Uma das lições que o novo coronavírus veio recuperar é a de que há governos com dificuldade em admitir tragédias de grandes dimensões no seu país. Durante muitos anos, alguns regimes ditatoriais, mais ou menos assumidos, fizeram questão de esconder, ou mesmo negar, a ocorrência de desastres naturais no seu território, como aconteceu por exemplo em 2006 na Birmânia, hoje Myanmar, então governada por uma junta militar. No seu negacionismo, os militares chegaram ao ponto de recusar auxílio internacional, por ocasião do desastre humanitário que atingiu o país nesse ano. Era como se essa tragédia viesse manchar a imagem paradisíaca do país que eles faziam questão de exibir, como um dos grandes trunfos da sua governação.
Hoje, as tragédias ainda podem ser pretexto para alguns políticos e chefes de governo darem provas visíveis do seu populismo e do peso que esta nova ideologia tem no mundo. O populismo é um vírus que se tem espalhado um pouco por toda a parte, e o seu poder de disseminação parece superar largamente os perigos de uma certa irracionalidade. O aparecimento do novo coronavírus foi um bom pretexto para que alguns adeptos dessa ideologia viessem muito rapidamente para a luz do dia. Falamos, antes de mais, de Donald Trump, o presidente norte-americano que, embora sem surpresa para a opinião pública internacional, se apressou a desvalorizar o perigo que a nova doença representava para o mundo, como se o seu país dela estivesse imunizado. O tom displicente como ele abordou o problema, pelo menos no início, só veio justificar o receio de que, na sequência das eleições do próximo mês de Novembro, o estado mais poderoso do mundo continue a ser governado por um homem que já demonstrou não possuir qualidades humanas e políticas suficientes para justificar a assunção de uma tal responsabilidade.
A esperança de quantos não querem a sua continuidade na Casa Branca reside apenas no previsível agravamento da crise económica mundial que o vírus já está a provocar, mas esta será também uma solução demasiado perigosa para todo o mundo, inclusivamente para a América. Com a grave crise económica que já se faz sentir nos Estados Unidos, Donald Trump vê muito mais reduzidas as suas esperanças de continuar na Casa Branca e esse é, para muitos, o único aspecto positivo da tragédia provocada por esta pandemia.
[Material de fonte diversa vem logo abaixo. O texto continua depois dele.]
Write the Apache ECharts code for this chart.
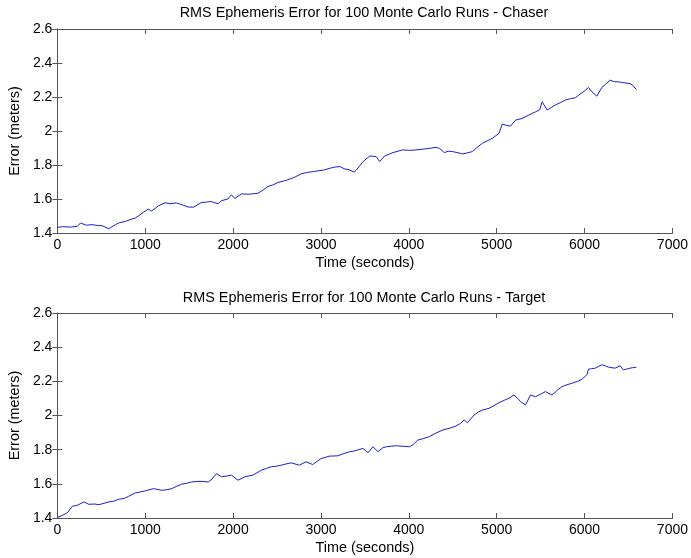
<!DOCTYPE html>
<html>
<head>
<meta charset="utf-8">
<script src="https://cdn.jsdelivr.net/npm/echarts@6/dist/echarts.min.js"></script>
<style>
  html, body { margin: 0; padding: 0; background: #fff; }
  #chart { width: 691px; height: 558px; }
</style>
</head>
<body>
<div id="chart"></div>
<script>
// Time stamps (s) and RMS ephemeris error (m) over 100 Monte Carlo runs
var chaserTime = [0, 60, 150, 226, 264, 330, 395, 460, 508, 585, 660, 696, 774, 847, 887, 979, 1035, 1073,
  1151, 1226, 1280, 1355, 1420, 1487, 1550, 1637, 1700, 1750, 1792, 1830, 1868, 1940, 1981, 2019, 2094,
  2180, 2283, 2340, 2396, 2450, 2509, 2570, 2623, 2700, 2774, 2850, 2925, 3000, 3038, 3102, 3151, 3215,
  3264, 3320, 3377, 3404, 3440, 3479, 3555, 3630, 3668, 3725, 3819, 3932, 4010, 4083, 4160, 4234, 4309,
  4350, 4404, 4450, 4498, 4560, 4611, 4670, 4725, 4780, 4838, 4900, 4951, 5026, 5064, 5110, 5158, 5215,
  5291, 5366, 5442, 5490, 5517, 5574, 5620, 5668, 5730, 5781, 5840, 5894, 5970, 6010, 6045, 6083, 6140,
  6196, 6240, 6291, 6340, 6385, 6430, 6460, 6517, 6550, 6590];
var chaserError = [1.433, 1.437, 1.435, 1.439, 1.459, 1.446, 1.449, 1.444, 1.443, 1.425, 1.449, 1.459, 1.468, 1.482, 1.488, 1.521, 1.541, 1.529,
  1.56, 1.578, 1.572, 1.577, 1.566, 1.553, 1.552, 1.579, 1.582, 1.585, 1.578, 1.572, 1.59, 1.6, 1.625, 1.603, 1.63,
  1.628, 1.634, 1.652, 1.674, 1.682, 1.697, 1.705, 1.713, 1.728, 1.748, 1.757, 1.762, 1.768, 1.771, 1.781, 1.787, 1.791,
  1.778, 1.772, 1.758, 1.771, 1.795, 1.82, 1.853, 1.849, 1.82, 1.853, 1.873, 1.889, 1.886, 1.889, 1.893, 1.898, 1.904,
  1.897, 1.873, 1.881, 1.879, 1.872, 1.865, 1.872, 1.879, 1.905, 1.928, 1.944, 1.957, 1.986, 2.041, 2.033, 2.029, 2.064,
  2.074, 2.094, 2.113, 2.125, 2.172, 2.123, 2.138, 2.153, 2.168, 2.182, 2.19, 2.195, 2.225, 2.24, 2.256, 2.231, 2.205,
  2.256, 2.275, 2.299, 2.29, 2.289, 2.285, 2.283, 2.279, 2.268, 2.244];

var targetTime = [0, 57, 113, 170, 226, 302, 358, 420, 472, 530, 585, 640, 698, 760, 811, 887, 940, 1000, 1094,
  1189, 1250, 1302, 1360, 1415, 1470, 1528, 1623, 1717, 1760, 1811, 1868, 1930, 1981, 2057, 2132, 2226,
  2321, 2380, 2434, 2490, 2547, 2600, 2660, 2755, 2830, 2906, 3000, 3050, 3094, 3189, 3264, 3328, 3377,
  3430, 3479, 3536, 3592, 3649, 3700, 3743, 3800, 3857, 3930, 4008, 4050, 4102, 4170, 4234, 4300, 4385,
  4460, 4536, 4590, 4630, 4668, 4743, 4790, 4838, 4913, 4970, 5026, 5090, 5140, 5196, 5240, 5272, 5328,
  5385, 5442, 5500, 5555, 5630, 5690, 5743, 5800, 5857, 5920, 5970, 6026, 6045, 6080, 6121, 6160, 6196,
  6240, 6272, 6347, 6404, 6442, 6480, 6517, 6550, 6590];
var targetError = [1.402, 1.416, 1.43, 1.469, 1.474, 1.494, 1.48, 1.482, 1.478, 1.486, 1.494, 1.498, 1.51, 1.514, 1.527, 1.547, 1.552, 1.559, 1.572,
  1.562, 1.566, 1.572, 1.586, 1.598, 1.603, 1.611, 1.615, 1.611, 1.628, 1.66, 1.641, 1.646, 1.651, 1.621, 1.641, 1.651,
  1.68, 1.69, 1.7, 1.703, 1.709, 1.716, 1.723, 1.709, 1.729, 1.713, 1.748, 1.755, 1.762, 1.764, 1.778, 1.788, 1.792,
  1.8, 1.807, 1.782, 1.817, 1.788, 1.81, 1.817, 1.82, 1.823, 1.82, 1.817, 1.83, 1.856, 1.866, 1.876, 1.895, 1.915,
  1.925, 1.938, 1.955, 1.974, 1.958, 2.003, 2.02, 2.032, 2.042, 2.058, 2.075, 2.09, 2.101, 2.12, 2.1, 2.081, 2.062,
  2.12, 2.11, 2.125, 2.14, 2.12, 2.148, 2.169, 2.18, 2.189, 2.2, 2.212, 2.238, 2.271, 2.274, 2.277, 2.288, 2.297,
  2.29, 2.283, 2.277, 2.291, 2.267, 2.272, 2.277, 2.28, 2.283];

var titles = ['RMS Ephemeris Error for 100 Monte Carlo Runs - Chaser',
              'RMS Ephemeris Error for 100 Monte Carlo Runs - Target'];
var xLabel = 'Time (seconds)';
var yLabel = 'Error (meters)';
var xTicks = { min: 0, max: 7000, interval: 1000 };
var yTicks = { min: 1.4, max: 2.6, interval: 0.2 };

function pairs(xs, ys) {
  return xs.map(function (x, i) { return [x, ys[i]]; });
}

var FONT = '"Liberation Sans", Arial, sans-serif';
var TICK_SIZE = 14;
var TEXT_SIZE = 14.4;
var AXIS_COLOR = '#555';
var LINE_COLOR = '#1c1cd4';

var grids = [
  { left: 55, right: 16, top: 29, height: 204 },
  { left: 55, right: 16, top: 313, height: 205 }
];

function xAxes(gi) {
  return [
    {
      type: 'value', gridIndex: gi, position: 'bottom',
      min: xTicks.min, max: xTicks.max, interval: xTicks.interval,
      name: xLabel, nameLocation: 'middle', nameGap: 23,
      nameTextStyle: { color: '#000', fontFamily: FONT, fontSize: TEXT_SIZE },
      axisLine: { show: true, lineStyle: { color: AXIS_COLOR, width: 1 } },
      axisTick: { show: true, inside: true, length: 5, lineStyle: { color: AXIS_COLOR } },
      axisLabel: { color: '#000', fontFamily: FONT, fontSize: TICK_SIZE, margin: 5,
                   formatter: function (v) { return String(v); } },
      splitLine: { show: false }
    },
    {
      type: 'value', gridIndex: gi, position: 'top',
      min: xTicks.min, max: xTicks.max, interval: xTicks.interval,
      axisLine: { show: true, lineStyle: { color: AXIS_COLOR, width: 1 } },
      axisTick: { show: true, inside: true, length: 5, lineStyle: { color: AXIS_COLOR } },
      axisLabel: { show: false },
      splitLine: { show: false }
    }
  ];
}

function yAxes(gi) {
  return [
    {
      type: 'value', gridIndex: gi, position: 'left',
      min: yTicks.min, max: yTicks.max, interval: yTicks.interval,
      name: yLabel, nameLocation: 'middle', nameGap: 26, nameRotate: 90,
      nameTextStyle: { color: '#000', fontFamily: FONT, fontSize: TEXT_SIZE },
      axisLine: { show: true, lineStyle: { color: AXIS_COLOR, width: 1 } },
      axisTick: { show: true, inside: true, length: 5, lineStyle: { color: AXIS_COLOR } },
      axisLabel: { color: '#000', fontFamily: FONT, fontSize: TICK_SIZE, margin: 5,
                   formatter: function (v) { return String(Math.round(v * 10) / 10); } },
      splitLine: { show: false }
    },
    {
      type: 'value', gridIndex: gi, position: 'right',
      min: yTicks.min, max: yTicks.max, interval: yTicks.interval,
      axisLine: { show: true, lineStyle: { color: AXIS_COLOR, width: 1 } },
      axisTick: { show: true, inside: true, length: 5, lineStyle: { color: AXIS_COLOR } },
      axisLabel: { show: false },
      splitLine: { show: false }
    }
  ];
}

var chart = echarts.init(document.getElementById('chart'), null, { renderer: 'canvas' });

var titleStyle = { fontFamily: FONT, fontSize: TEXT_SIZE, fontWeight: 'normal', color: '#000' };

chart.setOption({
  backgroundColor: '#fff',
  animation: false,
  title: [
    { text: titles[0], left: 364, top: 6, padding: 0, textAlign: 'center', textStyle: titleStyle },
    { text: titles[1], left: 364, top: 291, padding: 0, textAlign: 'center', textStyle: titleStyle }
  ],
  grid: grids,
  xAxis: xAxes(0).concat(xAxes(1)),
  yAxis: yAxes(0).concat(yAxes(1)),
  series: [
    {
      type: 'line', xAxisIndex: 0, yAxisIndex: 0,
      data: pairs(chaserTime, chaserError),
      showSymbol: false, smooth: false,
      lineStyle: { color: LINE_COLOR, width: 1 }
    },
    {
      type: 'line', xAxisIndex: 2, yAxisIndex: 2,
      data: pairs(targetTime, targetError),
      showSymbol: false, smooth: false,
      lineStyle: { color: LINE_COLOR, width: 1 }
    }
  ]
});
</script>
</body>
</html>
É preciso reconhecer, no entanto, que Trump não esteve sozinho no seu comportamento inicial negacionista. O chefe de governo britânico, Boris Johnson, e o presidente brasileiro, Jair Bolsonaro, entre outros, alinharam pelo mesmo diapasão. Só que o primeiro, já afectado entretanto, foi na onda apenas inicialmente, mas o segundo, mantem-se ridiculamente fiel a esse populismo. É verdade que alguns desses negacionistas, como Trump, viram-se obrigados a alinhar agora no combate ao Covid 19, mas esta conversão já não é suficiente para salvar a sua imagem.